Just what happened to the top-secret Zuma satellite launched by SpaceX this past January is still a mystery -- but the investigation into its failure has cleared SpaceX of any fault for the satellite failure.
Sources close to the investigation tell ABC News the fault lies with Northrup Grumman, the company responsible for building the satellite. Northrup Grumman has not responded to requests for comment.
SpaceX President and COO Gwynne Shotwell from the very beginning asserted that the company's Falcon 9 rocket performed as expected: “For clarity: after review of all data to date, Falcon 9 did everything correctly."
The launch was the first of the year for SpaceX but it was shrouded in such mystery because of the top-secret nature of its payload, code-named Zuma.
Little was known about Zuma, but it was clear after launch that the satellite did not reach orbit and is believed to have plunged back down to Earth, landing in the Indian Ocean.

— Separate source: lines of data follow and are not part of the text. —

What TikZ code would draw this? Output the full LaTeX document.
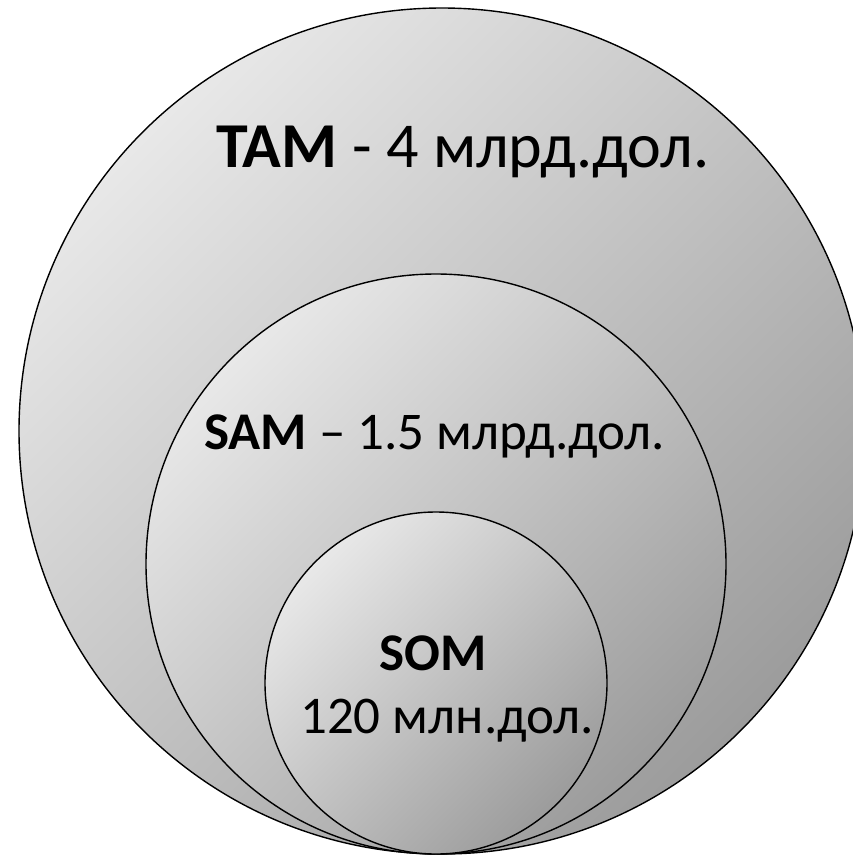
\documentclass[tikz,border=0pt]{standalone}
\usepackage{fontspec}
\setmainfont{Carlito}
\definecolor{cLight}{HTML}{E8E8E8}
\definecolor{cMid}{HTML}{D3D3D3}
\definecolor{cDark}{HTML}{9C9C9C}
\tikzset{
  market/.style={circle, draw=black, line width=1.4pt, inner sep=0pt,
    top color=cLight, middle color=cMid, bottom color=cDark, shading angle=45},
  lbl/.style={inner sep=0pt, anchor=base west, text=black}
}
\begin{document}
\begin{tikzpicture}[x=1pt,y=-1pt]
\useasboundingbox (0,0) rectangle (853,857);
\clip (0,0) rectangle (853,857);
\node[market, minimum size=846pt] (tam) at (442,431) {};
\node[market, minimum size=580pt] (sam) at (436,564) {};
\node[market, minimum size=342pt] (som) at (436,683) {};
\node[lbl, font=\fontsize{64}{70}\selectfont] (tamlbl) at (216,167) {\textbf{TAM} - 4 млрд.дол.};
\node[lbl, font=\fontsize{53}{58}\selectfont] (samlbl) at (204,449) {\textbf{SAM} – 1.5 млрд.дол.};
\node[lbl, font=\fontsize{53}{58}\selectfont] (somlbl) at (379,670) {\textbf{SOM}};
\node[lbl, font=\fontsize{53}{58}\selectfont] (somval) at (300,733) {120 млн.дол.};
\end{tikzpicture}
\end{document}
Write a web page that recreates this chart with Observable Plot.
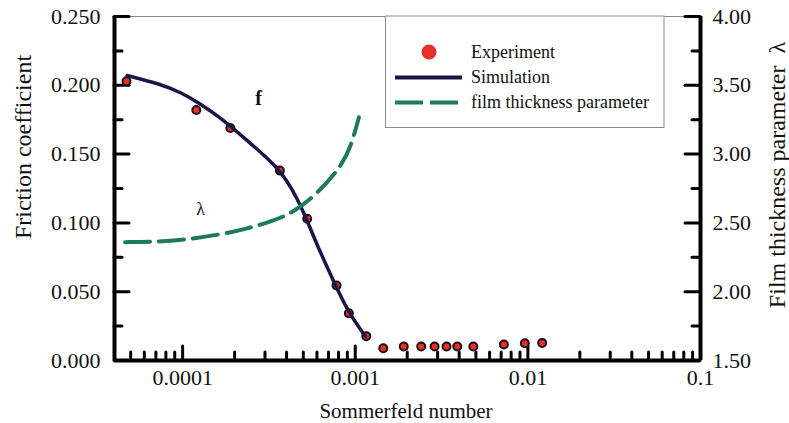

Rocket launches are tough – the history of spaceflight has multiple incidents of explosions and SpaceX has had its fair share of failures.
One rocket bound for the space station disintegrated shortly after launch destroying supplies headed for the space station.
Another exploded on the launch pad during a static fire test. Landing rockets is even harder though SpaceX has racked up several successes.
But given the secrecy surrounding the Zuma launch most of the details of the failure will remain a closely guarded secret.